[The problem] Starting with the first line of the listing, quote each line exactly until and including the one with "const xTicks = [1500, 1450, 1400, 1350, 1300, 1250, 1200];", leaving pictures out.

[Material]
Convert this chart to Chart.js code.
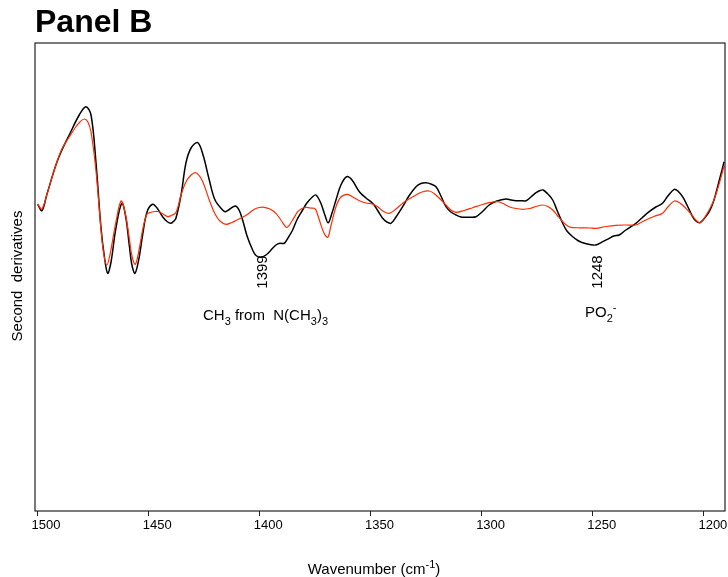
<!DOCTYPE html>
<html>
<head>
<meta charset="utf-8">
<script src="https://cdn.jsdelivr.net/npm/chart.js@4.4.1/dist/chart.umd.min.js"></script>
<style>
  html, body { margin: 0; padding: 0; background: #fff; }
  #wrap { position: relative; width: 728px; height: 577px; }
</style>
</head>
<body>
<div id="wrap"><canvas id="spectrumChart"></canvas></div>
<script>
// Wavenumber ticks along the bottom axis (cm-1)
const xTicks = [1500, 1450, 1400, 1350, 1300, 1250, 1200];

// Second-derivative spectrum, black trace
const blackWn = [1499.7, 1497.8, 1495.5, 1491.5, 1488.8, 1485.5, 1481.0, 1478.0, 1475.7, 1473.5,
  1471.2, 1469.6, 1468.2, 1466.7, 1464.5, 1461.8, 1460.0, 1458.5, 1457.3, 1455.9,
  1454.1, 1452.5, 1450.5, 1448.0, 1446.0, 1443.5, 1441.5, 1439.7, 1438.4, 1437.5,
  1435.2, 1433.0, 1430.7, 1427.7, 1425.3, 1422.5, 1419.9, 1416.5, 1415.3, 1413.2,
  1410.8, 1409.1, 1407.5, 1405.5, 1403.0, 1401.5, 1399.2, 1397.0, 1394.7, 1392.5,
  1390.7, 1388.8, 1387.1, 1385.0, 1383.1, 1380.5, 1378.6, 1376.0, 1374.5, 1372.3,
  1370.5, 1369.0, 1367.3, 1365.5, 1363.3, 1360.7, 1358.3, 1355.0, 1352.0, 1349.0,
  1346.6, 1344.5, 1342.6, 1340.8, 1338.5, 1335.5, 1332.7, 1329.5, 1327.3, 1325.0,
  1322.8, 1320.5, 1318.3, 1316.0, 1313.8, 1311.5, 1309.3, 1307.0, 1304.8, 1302.5,
  1299.8, 1296.6, 1293.1, 1289.0, 1286.8, 1284.5, 1282.3, 1280.0, 1277.8, 1275.5,
  1273.7, 1272.3, 1270.2, 1268.0, 1266.1, 1263.5, 1261.6, 1259.0, 1256.7, 1254.5,
  1251.3, 1248.6, 1245.5, 1242.6, 1240.5, 1238.1, 1235.1, 1230.6, 1227.9, 1224.6,
  1221.6, 1218.6, 1216.2, 1213.3, 1211.7, 1209.6, 1207.6, 1205.1, 1203.6, 1201.8,
  1200.0, 1197.6, 1195.9, 1194.6, 1192.8, 1190.9];
const blackVal = [0.057, -0.007, 0.16, 0.45, 0.60, 0.75, 0.95, 1.033, 0.95, 0.483,
  -0.18, -0.48, -0.633, -0.52, -0.18, 0.067, -0.08, -0.35, -0.55, -0.633,
  -0.48, -0.25, -0.02, 0.057, 0.02, -0.067, -0.115, -0.133, -0.11, -0.083,
  0.15, 0.47, 0.62, 0.673, 0.55, 0.30, 0.10, 0.00, -0.017, 0.01,
  0.04, 0.00, -0.10, -0.26, -0.40, -0.455, -0.473, -0.45, -0.40, -0.35,
  -0.333, -0.333, -0.28, -0.20, -0.10, 0.00, 0.07, 0.133, 0.15, 0.067,
  -0.05, -0.127, -0.03, 0.10, 0.25, 0.333, 0.30, 0.183, 0.12, 0.067,
  -0.01, -0.083, -0.12, -0.133, -0.07, 0.033, 0.14, 0.233, 0.265, 0.273,
  0.26, 0.233, 0.14, 0.033, -0.02, -0.05, -0.07, -0.073, -0.073, -0.067,
  -0.02, 0.05, 0.09, 0.11, 0.10, 0.093, 0.093, 0.093, 0.13, 0.173,
  0.195, 0.20, 0.16, 0.10, 0.00, -0.133, -0.21, -0.267, -0.305, -0.327,
  -0.345, -0.35, -0.317, -0.283, -0.26, -0.25, -0.20, -0.133, -0.08, -0.017,
  0.03, 0.067, 0.14, 0.207, 0.19, 0.133, 0.05, -0.067, -0.11, -0.127,
  -0.09, -0.017, 0.07, 0.167, 0.32, 0.483];

// Second-derivative spectrum, red trace
const redWn = [1499.7, 1497.8, 1495.5, 1491.5, 1488.8, 1485.5, 1482.9, 1480.7, 1478.7, 1477.1,
  1475.7, 1473.5, 1471.2, 1469.9, 1468.6, 1467.2, 1464.5, 1462.2, 1460.4, 1458.5,
  1457.3, 1455.8, 1454.1, 1452.3, 1450.5, 1448.7, 1446.9, 1445.1, 1443.3, 1441.2,
  1439.7, 1437.5, 1435.2, 1433.0, 1430.7, 1428.5, 1425.8, 1422.5, 1419.9, 1417.7,
  1415.0, 1412.3, 1410.0, 1407.5, 1405.1, 1402.4, 1400.1, 1397.8, 1395.2, 1392.5,
  1390.3, 1387.6, 1385.3, 1382.7, 1380.8, 1379.0, 1377.2, 1375.3, 1374.5, 1372.7,
  1370.9, 1369.2, 1367.8, 1365.5, 1363.3, 1360.3, 1357.9, 1355.0, 1352.0, 1349.0,
  1346.6, 1344.4, 1341.5, 1338.5, 1335.5, 1332.7, 1329.5, 1326.8, 1323.5, 1321.4,
  1319.0, 1316.0, 1313.8, 1311.5, 1307.9, 1304.0, 1300.3, 1296.6, 1292.8, 1290.4,
  1287.6, 1284.5, 1281.5, 1278.3, 1275.5, 1272.5, 1270.2, 1268.0, 1266.1, 1263.5,
  1261.6, 1259.8, 1255.8, 1251.3, 1248.6, 1244.1, 1239.6, 1235.1, 1230.6, 1228.3,
  1226.1, 1222.5, 1218.6, 1216.2, 1213.3, 1210.8, 1208.1, 1205.4, 1203.6, 1201.8,
  1199.5, 1196.1, 1193.7, 1190.9];
const redVal = [0.06, 0.01, 0.16, 0.45, 0.61, 0.73, 0.82, 0.88, 0.91, 0.88,
  0.78, 0.40, -0.20, -0.45, -0.55, -0.45, -0.12, 0.09, -0.02, -0.28,
  -0.46, -0.543, -0.40, -0.18, -0.04, -0.023, -0.015, -0.017, -0.04, -0.067,
  -0.055, -0.025, 0.15, 0.28, 0.35, 0.373, 0.30, 0.10, -0.04, -0.11,
  -0.143, -0.125, -0.10, -0.073, -0.04, 0.005, 0.025, 0.027, 0.01, -0.033,
  -0.10, -0.173, -0.11, -0.017, 0.015, 0.027, 0.02, 0.017, 0.00, -0.12,
  -0.23, -0.273, -0.16, 0.033, 0.13, 0.157, 0.13, 0.093, 0.07, 0.06,
  0.03, -0.01, -0.033, 0.01, 0.067, 0.11, 0.15, 0.18, 0.19, 0.165,
  0.117, 0.05, 0.00, -0.023, -0.005, 0.023, 0.05, 0.073, 0.083, 0.065,
  0.033, 0.015, 0.007, 0.015, 0.035, 0.05, 0.035, 0.00, -0.05, -0.117,
  -0.155, -0.173, -0.178, -0.18, -0.183, -0.165, -0.153, -0.15, -0.15, -0.125,
  -0.10, -0.065, -0.033, 0.03, 0.09, 0.07, 0.017, -0.05, -0.10, -0.127,
  -0.07, 0.067, 0.22, 0.44];

// Band positions marked under the curves (cm-1)
const bandMarks = [1399, 1248];

const FONT = '"Liberation Sans", Arial, Helvetica, sans-serif';

function toPoints(xs, ys) {
    return xs.map((x, i) => ({ x: x, y: ys[i] }));
}

// Draws text with subscript / superscript pieces, starting at x (left aligned)
function drawRich(ctx, parts, x, y, size) {
    let cx = x;
    parts.forEach(p => {
        const small = p[1] !== 'n';
        ctx.font = (small ? Math.round(size * 0.72) : size) + 'px ' + FONT;
        let dy = 0;
        if (p[1] === 'sub') dy = size * 0.3;
        if (p[1] === 'sup') dy = -size * 0.42;
        ctx.fillText(p[0], cx, y + dy);
        cx += ctx.measureText(p[0]).width;
    });
    return cx - x;
}

function richWidth(ctx, parts, size) {
    let w = 0;
    parts.forEach(p => {
        ctx.font = (p[1] !== 'n' ? Math.round(size * 0.72) : size) + 'px ' + FONT;
        w += ctx.measureText(p[0]).width;
    });
    return w;
}

// Frame, titles and band labels
const decorPlugin = {
    id: 'decor',
    afterDatasetsDraw(chart) {
        const ctx = chart.ctx;
        const area = chart.chartArea;
        const xs = chart.scales.x;
        ctx.save();

        ctx.strokeStyle = '#222';
        ctx.lineWidth = 1.2;
        ctx.strokeRect(area.left, area.top, area.right - area.left, area.bottom - area.top);

        ctx.fillStyle = '#000';
        ctx.textBaseline = 'alphabetic';
        ctx.textAlign = 'left';
        ctx.font = 'bold 32px ' + FONT;
        ctx.fillText('Panel B', 35, 32);

        // x axis title
        const xTitle = [['Wavenumber (cm', 'n'], ['-1', 'sup'], [')', 'n']];
        const w = richWidth(ctx, xTitle, 15);
        drawRich(ctx, xTitle, 374 - w / 2, 574, 15);

        // y axis title
        ctx.save();
        ctx.translate(18, 276);
        ctx.rotate(-Math.PI / 2);
        ctx.font = '15px ' + FONT;
        ctx.textAlign = 'center';
        ctx.textBaseline = 'middle';
        ctx.fillText('Second  derivatives', 0, 0);
        ctx.restore();

        // band positions, written vertically
        bandMarks.forEach(wn => {
            const px = xs.getPixelForValue(wn);
            ctx.save();
            ctx.translate(px + 1, 272);
            ctx.rotate(-Math.PI / 2);
            ctx.font = '15px ' + FONT;
            ctx.textAlign = 'center';
            ctx.textBaseline = 'middle';
            ctx.fillText(String(wn), 0, 0);
            ctx.restore();
        });

        ctx.textAlign = 'left';
        drawRich(ctx, [['CH', 'n'], ['3', 'sub'], [' from  N(CH', 'n'], ['3', 'sub'], [')', 'n'], ['3', 'sub']], 203, 320, 15);
        drawRich(ctx, [['PO', 'n'], ['2', 'sub'], ['-', 'sup']], 585, 317, 15);

        ctx.restore();
    }
};

function initChart() {
    const ctx = document.getElementById('spectrumChart').getContext('2d');
    new Chart(ctx, {
        type: 'line',
        data: {
            datasets: [
                {
                    label: 'red',
                    data: toPoints(redWn, redVal),
                    borderColor: 'rgb(255, 45, 0)',
                    borderWidth: 1.2,
                    pointRadius: 0,
                    tension: 0.35,
                    fill: false
                },
                {
                    label: 'black',
                    data: toPoints(blackWn, blackVal),
                    borderColor: '#000',
                    borderWidth: 1.5,
                    pointRadius: 0,
                    tension: 0.35,
                    fill: false
                }
            ]
        },
        options: {
            responsive: true,
            maintainAspectRatio: false,
            animation: false,
            layout: { padding: { left: 35, top: 43, right: 3, bottom: 0 } },
            plugins: {
                legend: { display: false },
                tooltip: { enabled: false }
            },
            scales: {
                x: {
                    type: 'linear',
                    reverse: true,
                    min: 1190.5,
                    max: 1500.9,
                    afterBuildTicks: function(scale) {
                        scale.ticks = xTicks.map(v => ({ value: v }));
                    },
                    afterFit: function(scale) {
                        scale.height = 66;
                    },
                    border: { display: false },
                    grid: {
                        drawOnChartArea: false,
                        drawTicks: true,
                        tickLength: 5,
                        color: '#222'
                    },
                    ticks: {
                        color: '#000',
                        padding: 2,
                        labelOffset: 9,
                        maxRotation: 0,
                        font: { family: FONT, size: 13 },
                        callback: function(value) { return value; }
                    }
                },
                y: {
                    display: false,
                    min: -3.01,
                    max: 1.67
                }
            }
        },
        plugins: [decorPlugin]
    });
}

document.addEventListener('DOMContentLoaded', initChart);
</script>
</body>
</html>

[Solution]
Convert this chart to Chart.js code.
<!DOCTYPE html>
<html>
<head>
<meta charset="utf-8">
<script src="https://cdn.jsdelivr.net/npm/chart.js@4.4.1/dist/chart.umd.min.js"></script>
<style>
  html, body { margin: 0; padding: 0; background: #fff; }
  #wrap { position: relative; width: 728px; height: 577px; }
</style>
</head>
<body>
<div id="wrap"><canvas id="spectrumChart"></canvas></div>
<script>
// Wavenumber ticks along the bottom axis (cm-1)
const xTicks = [1500, 1450, 1400, 1350, 1300, 1250, 1200];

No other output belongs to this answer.